@Jared Webb :
Yes, it is possible to use a stratified sampling strategy for the train/test/validate splits in the AutoML library. The AutoMLConfig class in the azureml.train.automl package allows you to specify a
featurization configuration, which includes a stratification_column_names parameter that you can use to specify the column(s) to stratify on. Here is an example code snippet that shows how to use stratified sampling with AutoML:
from azureml.core import Dataset
from azureml.train.automl import AutoMLConfig
# Load your dataset from a registered dataset in AzureML
dataset = Dataset.get_by_name(workspace, dataset_name)
# Specify the column(s) to stratify on
stratification_columns = ['group']
# Configure AutoML to use stratified sampling
automl_config = AutoMLConfig(
task='classification',
primary_metric='accuracy',
training_data=dataset,
label_column_name='label',
featurization='auto',
n_cross_validations=5,
stratification_column_names=stratification_columns,
compute_target=compute_target,
max_concurrent_iterations=4,
experiment_timeout_minutes=30,
enable_early_stopping=True
)
# Run AutoML
automl_run = experiment.submit(automl_config)

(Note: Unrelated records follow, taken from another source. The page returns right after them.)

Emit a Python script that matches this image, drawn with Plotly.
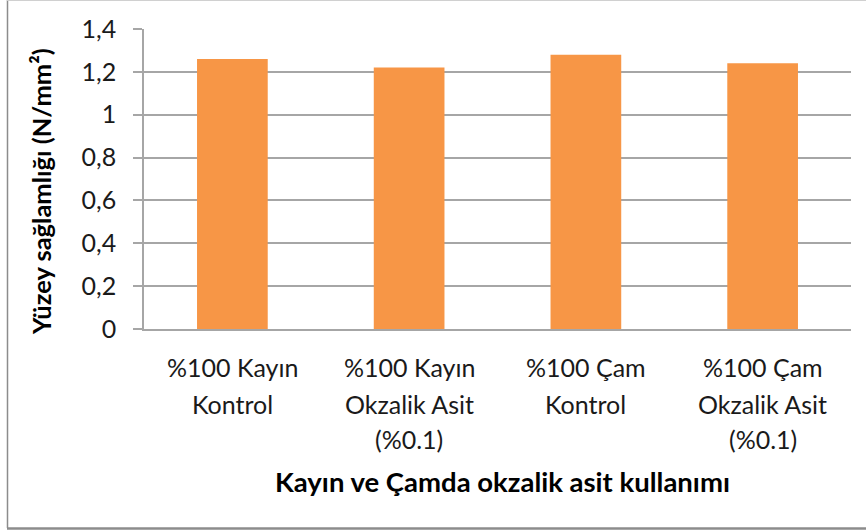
import plotly.graph_objects as go

# Surface strength by wood type and oxalic acid treatment
categories = ["%100 Kayın Kontrol", "%100 Kayın Okzalik Asit (%0.1)",
              "%100 Çam Kontrol", "%100 Çam Okzalik Asit (%0.1)"]
values = [1.26, 1.22, 1.28, 1.24]
category_lines = [
    ["%100 Kayın", "Kontrol"],
    ["%100 Kayın", "Okzalik Asit", "(%0.1)"],
    ["%100 Çam", "Kontrol"],
    ["%100 Çam", "Okzalik Asit", "(%0.1)"],
]
y_ticks = [0, 0.2, 0.4, 0.6, 0.8, 1.0, 1.2, 1.4]
y_title = "Yüzey sağlamlığı (N/mm²)"
x_title = "Kayın ve Çamda okzalik asit kullanımı"

W, H = 866, 532
L, R, T, B = 144, 15, 29, 203
PW, PH = W - L - R, H - T - B

FONT = "Lato"
BAR = "#F79646"
GRID = "#A6A6A6"
TXT = "#1a1a1a"


def px_x(p):
    return (p - L) / PW


def px_y(p):
    return (H - B - p) / PH


fig = go.Figure(go.Bar(
    x=categories, y=values,
    marker=dict(color=BAR, line=dict(width=0)),
    width=0.4,
))

annotations = []
line_offsets = [38, 74.5, 110]
for cat, lines in zip(categories, category_lines):
    for i, txt in enumerate(lines):
        annotations.append(dict(
            x=cat, xref="x", y=0, yref="paper", yanchor="middle",
            yshift=-line_offsets[i], text=txt, showarrow=False,
            font=dict(family=FONT, size=25, color=TXT),
        ))

annotations.append(dict(
    x=px_x(502), xref="paper", y=px_y(481), yref="paper",
    text=f"<b>{x_title}</b>", showarrow=False, xanchor="center", yanchor="middle",
    font=dict(family=FONT, size=27.5, color="#000000"),
))
annotations.append(dict(
    x=px_x(41), xref="paper", y=px_y(192), yref="paper",
    text=f"<b>{y_title}</b>", showarrow=False, textangle=-90,
    xanchor="center", yanchor="middle",
    font=dict(family=FONT, size=25.5, color="#000000"),
))

shapes = [
    # chart-area frame
    dict(type="line", xref="paper", yref="paper",
         x0=px_x(7.5), x1=px_x(7.5), y0=px_y(0), y1=px_y(528),
         line=dict(color="#8C8C8C", width=1.5)),
    dict(type="line", xref="paper", yref="paper",
         x0=px_x(7), x1=px_x(870), y0=px_y(528.5), y1=px_y(528.5),
         line=dict(color="#8C8C8C", width=2.5)),
    dict(type="line", xref="paper", yref="paper",
         x0=px_x(7), x1=px_x(870), y0=px_y(0.5), y1=px_y(0.5),
         line=dict(color="#D0D0D0", width=1)),
]

fig.update_layout(
    width=W, height=H,
    margin=dict(l=L, r=R, t=T, b=B),
    paper_bgcolor="white", plot_bgcolor="white",
    separators=", ",
    showlegend=False,
    bargap=0.6,
    annotations=annotations,
    shapes=shapes,
    font=dict(family=FONT, size=25, color=TXT),
)
fig.update_xaxes(
    showticklabels=False, showgrid=False, ticks="",
    showline=True, linecolor=GRID, linewidth=1.5,
    zeroline=False,
)
fig.update_yaxes(
    range=[0, 1.4], tickvals=y_ticks,
    showgrid=True, gridcolor=GRID, gridwidth=1.5,
    showline=True, linecolor=GRID, linewidth=1.5,
    ticks="outside", ticklen=9, tickcolor=GRID, tickwidth=1.5,
    ticklabelstandoff=12,
    tickfont=dict(family=FONT, size=25, color=TXT),
    zeroline=False,
)

fig.write_html("out.html")
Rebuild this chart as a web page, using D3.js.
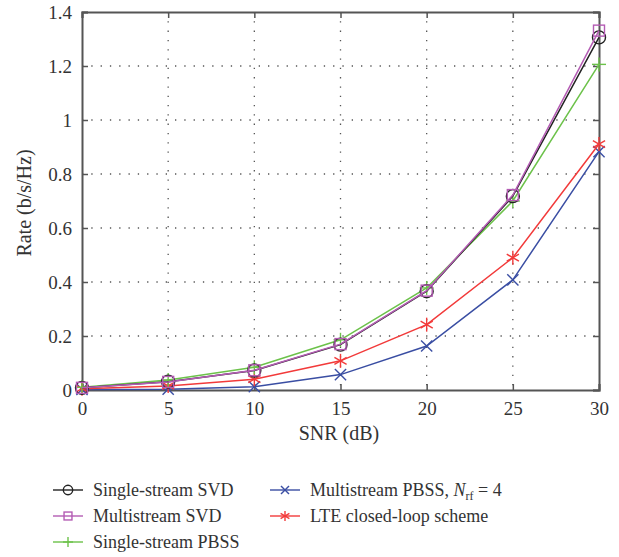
<!DOCTYPE html>
<html>
<head>
<meta charset="utf-8">
<script src="https://cdn.jsdelivr.net/npm/d3@7"></script>
<style>
  body { margin: 0; background: #fff; }
  text { font-family: "Liberation Serif", "DejaVu Serif", serif; fill: #333; }
</style>
</head>
<body>
<svg id="chart" width="619" height="557"></svg>
<script>
var snr = [0, 5, 10, 15, 20, 25, 30];

var singleSVD   = [0.008, 0.031, 0.072, 0.168, 0.366, 0.718, 1.306];
var multiSVD    = [0.008, 0.030, 0.073, 0.170, 0.368, 0.722, 1.331];
var singlePBSS  = [0.010, 0.037, 0.084, 0.186, 0.378, 0.700, 1.206];
var multiPBSS   = [0.002, 0.003, 0.012, 0.057, 0.163, 0.408, 0.883];
var lteScheme   = [0.005, 0.015, 0.040, 0.108, 0.242, 0.490, 0.911];

var xTicks = [0, 5, 10, 15, 20, 25, 30];
var yTicks = [0, 0.2, 0.4, 0.6, 0.8, 1, 1.2, 1.4];

var series = [
  {name: "Single-stream SVD", values: singleSVD, color: "#222222", marker: "circle"},
  {name: "Multistream SVD", values: multiSVD, color: "#b45cb4", marker: "square"},
  {name: "Single-stream PBSS", values: singlePBSS, color: "#6cc24a", marker: "plus"},
  {name: "Multistream PBSS", values: multiPBSS, color: "#3a4ea3", marker: "cross"},
  {name: "LTE closed-loop scheme", values: lteScheme, color: "#f23a3a", marker: "star"}
];

var svg = d3.select("#chart");
var pLeft = 82, pRight = 599, pTop = 12, pBottom = 390;

var x = d3.scaleLinear().domain([0, 30]).range([pLeft, pRight]);
var y = d3.scaleLinear().domain([0, 1.4]).range([pBottom, pTop]);

// grid
var grid = svg.append("g");
xTicks.slice(1, -1).forEach(function(t) {
  grid.append("line").attr("x1", x(t)).attr("x2", x(t)).attr("y1", pTop).attr("y2", pBottom)
    .attr("stroke", "#555").attr("stroke-width", 1.3).attr("stroke-dasharray", "1.3,8");
});
yTicks.slice(1, -1).forEach(function(t) {
  grid.append("line").attr("x1", pLeft).attr("x2", pRight).attr("y1", y(t)).attr("y2", y(t))
    .attr("stroke", "#555").attr("stroke-width", 1.3).attr("stroke-dasharray", "1.3,8");
});

// axes (ticks inside, box all round)
var axB = svg.append("g").attr("transform", "translate(0," + pBottom + ")")
  .call(d3.axisBottom(x).tickValues(xTicks).tickSize(-6).tickPadding(12).tickFormat(d3.format("d")));
var axL = svg.append("g").attr("transform", "translate(" + pLeft + ",0)")
  .call(d3.axisLeft(y).tickValues(yTicks).tickSize(-6).tickPadding(10).tickFormat(function(d) { return String(+d.toFixed(1)); }));
var axT = svg.append("g").attr("transform", "translate(0," + pTop + ")")
  .call(d3.axisTop(x).tickValues(xTicks).tickSize(-6).tickFormat(""));
var axR = svg.append("g").attr("transform", "translate(" + pRight + ",0)")
  .call(d3.axisRight(y).tickValues(yTicks).tickSize(-6).tickFormat(""));

[axB, axL, axT, axR].forEach(function(a) {
  a.selectAll(".domain").attr("stroke", "#555").attr("stroke-width", 2);
  a.selectAll(".tick line").attr("stroke", "#555").attr("stroke-width", 1.5);
  a.selectAll("text").attr("font-size", 19).attr("fill", "#333")
    .attr("font-family", "Liberation Serif, DejaVu Serif, serif");
});

svg.append("text").attr("x", 339).attr("y", 440).attr("text-anchor", "middle")
  .attr("font-size", 20).text("SNR (dB)");
svg.append("text").attr("transform", "translate(31,203) rotate(-90)")
  .attr("text-anchor", "middle").attr("font-size", 20).text("Rate (b/s/Hz)");

function drawMarker(g, type, cx, cy, color, s) {
  if (type === "circle") {
    g.append("circle").attr("cx", cx).attr("cy", cy).attr("r", 6.5 * s)
      .attr("fill", "none").attr("stroke", color).attr("stroke-width", 1.4);
  } else if (type === "square") {
    g.append("rect").attr("x", cx - 5.5 * s).attr("y", cy - 5.5 * s).attr("width", 11 * s).attr("height", 11 * s)
      .attr("fill", "none").attr("stroke", color).attr("stroke-width", 1.4);
  } else {
    var r = 7 * s, p = [];
    if (type === "plus" || type === "star") p.push([0, -r, 0, r]);
    if (type === "plus") p.push([-r, 0, r, 0]);
    if (type === "cross") {
      var k = r * 0.8;
      p.push([-k, -k, k, k]); p.push([-k, k, k, -k]);
    }
    if (type === "star") {
      var a = r * 0.87, b = r * 0.5;
      p.push([-a, -b, a, b]); p.push([-a, b, a, -b]);
    }
    p.forEach(function(q) {
      g.append("line").attr("x1", cx + q[0]).attr("y1", cy + q[1]).attr("x2", cx + q[2]).attr("y2", cy + q[3])
        .attr("stroke", color).attr("stroke-width", 1.4);
    });
  }
}

var line = d3.line().x(function(d, i) { return x(snr[i]); }).y(function(d) { return y(d); });

var order = [3, 4, 2, 0, 1];
order.forEach(function(i) {
  var s = series[i];
  var g = svg.append("g");
  g.append("path").datum(s.values).attr("d", line).attr("fill", "none")
    .attr("stroke", s.color).attr("stroke-width", 1.5);
  s.values.forEach(function(v, j) { drawMarker(g, s.marker, x(snr[j]), y(v), s.color, 1); });
});

// legend
var legendPos = [[53, 490], [53, 516], [53, 542], [270, 490], [270, 516]];
series.forEach(function(s, i) {
  var lx = legendPos[i][0], ly = legendPos[i][1];
  var g = svg.append("g");
  g.append("line").attr("x1", lx).attr("x2", lx + 30).attr("y1", ly).attr("y2", ly)
    .attr("stroke", s.color).attr("stroke-width", 1.4);
  drawMarker(g, s.marker, lx + 15, ly, s.color, 0.72);
  var t = g.append("text").attr("x", lx + 40).attr("y", ly + 6).attr("font-size", 18);
  if (i === 3) {
    t.append("tspan").text("Multistream PBSS, ");
    t.append("tspan").attr("font-style", "italic").text("N");
    t.append("tspan").attr("font-size", 12).attr("dy", 4).text("rf");
    t.append("tspan").attr("dy", -4).text(" = 4");
  } else {
    t.text(s.name);
  }
});
</script>
</body>
</html>
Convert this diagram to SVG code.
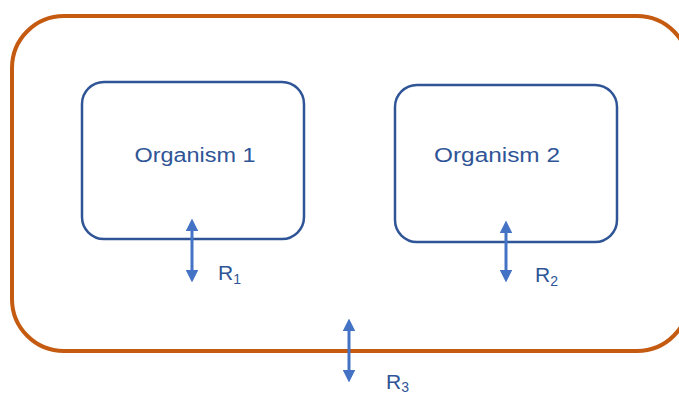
<svg xmlns="http://www.w3.org/2000/svg" width="679" height="394" viewBox="0 0 679 394">
  <defs>
    <marker id="head" viewBox="0 0 10 10" refX="5" refY="5" markerWidth="4.3" markerHeight="4.3" orient="auto-start-reverse" markerUnits="strokeWidth">
      <path d="M0,0 L10,5 L0,10 z" fill="#4472C4"/>
    </marker>
    <style>
      .env { fill: none; stroke: #C55A11; stroke-width: 4; }
      .org { fill: #FFFFFF; stroke: #2F5597; stroke-width: 2.5; }
      .lbl { font-family: "Liberation Sans", "DejaVu Sans", sans-serif; fill: #2F5597; font-size: 20px; }
      .rl { font-family: "Liberation Sans", "DejaVu Sans", sans-serif; fill: #2F5597; font-size: 21px; }
      .sub { font-size: 14px; }
      .flow { stroke: #4472C4; stroke-width: 3; fill: none; marker-start: url(#head); marker-end: url(#head); }
    </style>
  </defs>
  <rect width="679" height="394" fill="#FFFFFF"/>

  <g id="environment">
    <rect class="env" x="12" y="16" width="677" height="335" rx="52" ry="52"/>
  </g>

  <g id="organism1">
    <rect class="org" x="82" y="82" width="222" height="157" rx="22" ry="22"/>
    <text class="lbl" x="195" y="162" text-anchor="middle" textLength="121" lengthAdjust="spacingAndGlyphs">Organism 1</text>
  </g>

  <g id="organism2">
    <rect class="org" x="395" y="85" width="222" height="157" rx="22" ry="22"/>
    <text class="lbl" x="497" y="162" text-anchor="middle" textLength="126" lengthAdjust="spacingAndGlyphs">Organism 2</text>
  </g>

  <g id="connectors">
    <line class="flow" x1="192" y1="225" x2="192" y2="276"/>
    <line class="flow" x1="506" y1="227" x2="506" y2="276"/>
    <line class="flow" x1="349" y1="325" x2="349" y2="376"/>
  </g>

  <g id="labels">
    <text class="rl" x="218" y="280">R<tspan class="sub" dy="4">1</tspan></text>
    <text class="rl" x="535" y="282">R<tspan class="sub" dy="4">2</tspan></text>
    <text class="rl" x="386" y="389">R<tspan class="sub" dy="3">3</tspan></text>
  </g>
</svg>
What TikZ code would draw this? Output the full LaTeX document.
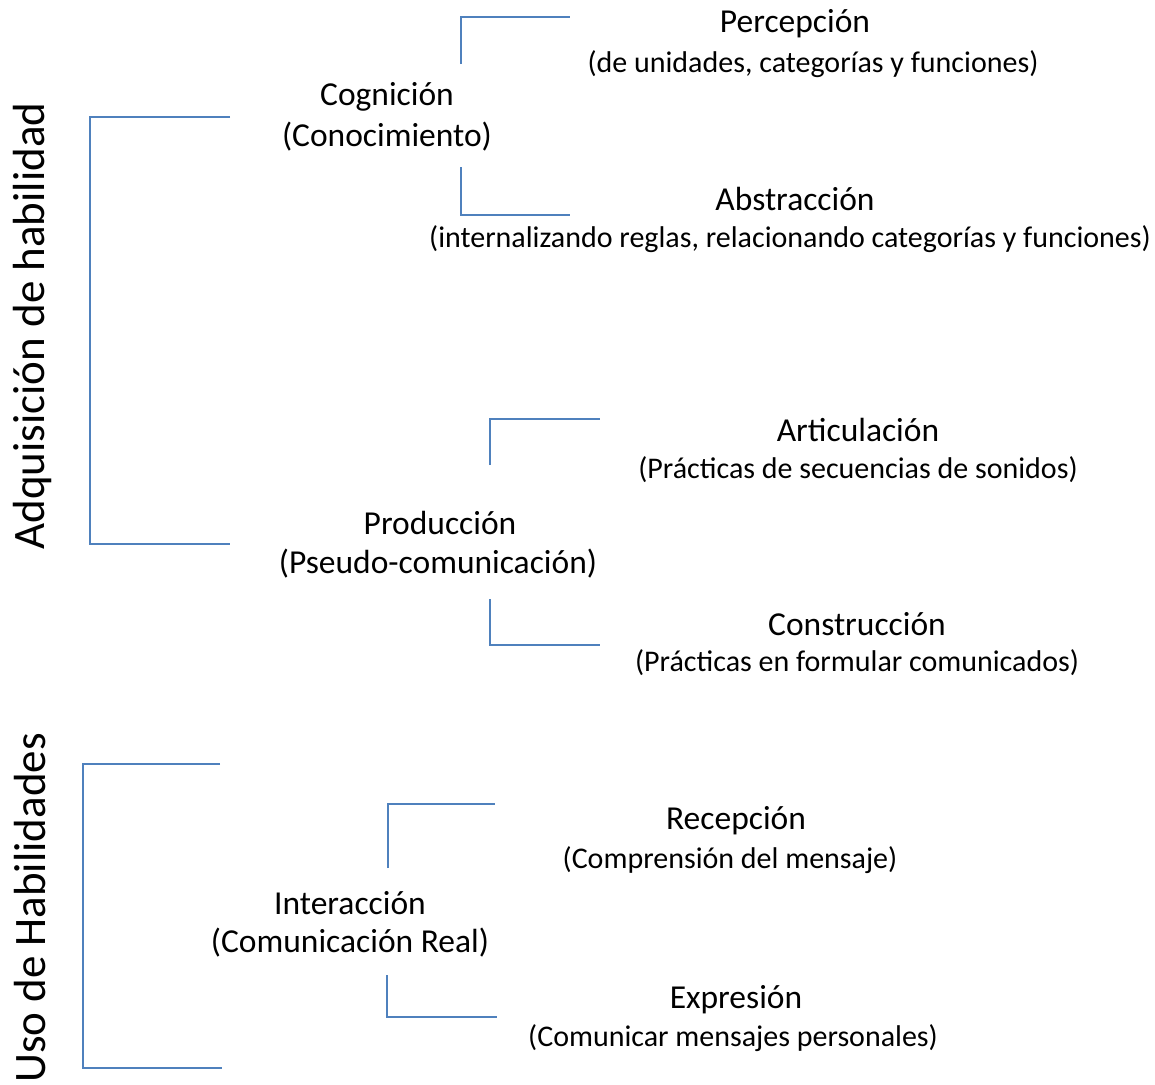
\documentclass[tikz,border=0pt]{standalone}
\usepackage{fontspec}
\setmainfont{Carlito}
\definecolor{brk}{HTML}{4F81BD}
\begin{document}
\begin{tikzpicture}[x=1pt,y=-1pt,
  brack/.style={draw=brk,line width=1.8pt},
  maintxt/.style={font=\fontsize{33.5}{40}\selectfont,inner sep=0pt,anchor=center},
  subtxt/.style={font=\fontsize{30}{36}\selectfont,inner sep=0pt,anchor=center},
  sidetxt/.style={font=\fontsize{45}{54}\selectfont,inner sep=0pt,anchor=center,rotate=90}]
\useasboundingbox (0,0) rectangle (1155,1084);
% side labels
\node[sidetxt] (adq) at (33,326) {Adquisición de habilidad};
\node[sidetxt] (uso) at (30,908) {Uso de Habilidades};
% big brackets
\draw[brack] (230,117) -- (90,117) -- (90,544) -- (230,544);
\draw[brack] (220,764) -- (83,764) -- (83,1068) -- (222,1068);
% Cognicion
\node[maintxt] (cog1) at (387,97) {Cognición};
\node[maintxt] (cog2) at (387,137) {(Conocimiento)};
\draw[brack] (461,64) -- (461,17) -- (570,17);
\draw[brack] (461,167) -- (461,215) -- (570,215);
\node[maintxt] (per1) at (795,24) {Percepción};
\node[subtxt] (per2) at (813,64) {(de unidades, categorías y funciones)};
\node[maintxt] (abs1) at (795,199) {Abstracción};
\node[subtxt] (abs2) at (790,239) {(internalizando reglas, relacionando categorías y funciones)};
% Produccion
\node[maintxt] (pro1) at (440,523) {Producción};
\node[maintxt] (pro2) at (438,564) {(Pseudo-comunicación)};
\draw[brack] (490,465) -- (490,419) -- (600,419);
\draw[brack] (490,599) -- (490,645) -- (600,645);
\node[maintxt] (art1) at (858,430) {Articulación};
\node[subtxt] (art2) at (858,470) {(Prácticas de secuencias de sonidos)};
\node[maintxt] (con1) at (857,624) {Construcción};
\node[subtxt] (con2) at (857,663) {(Prácticas en formular comunicados)};
% Interaccion
\node[maintxt] (int1) at (350,903) {Interacción};
\node[maintxt] (int2) at (350,943) {(Comunicación Real)};
\draw[brack] (388,868) -- (388,804) -- (495,804);
\draw[brack] (387,975) -- (387,1017) -- (497,1017);
\node[maintxt] (rec1) at (736,821) {Recepción};
\node[subtxt] (rec2) at (730,860) {(Comprensión del mensaje)};
\node[maintxt] (exp1) at (736,1000) {Expresión};
\node[subtxt] (exp2) at (733,1038) {(Comunicar mensajes personales)};
\end{tikzpicture}
\end{document}
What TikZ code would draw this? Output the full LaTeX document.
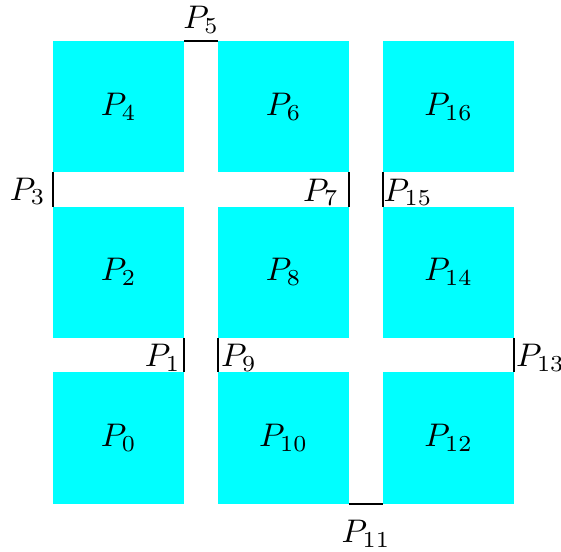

In this example, stratification_columns is a list of column names to use for stratification. You can include as many columns as needed to get the desired level of stratification.
Note that you need to ensure that the stratification_columns you use are present in your dataset and have appropriate values for stratification. Also, keep in mind that stratification may not always be possible or desirable depending on your use case and data distribution, so you should carefully consider whether it is appropriate for your specific situation.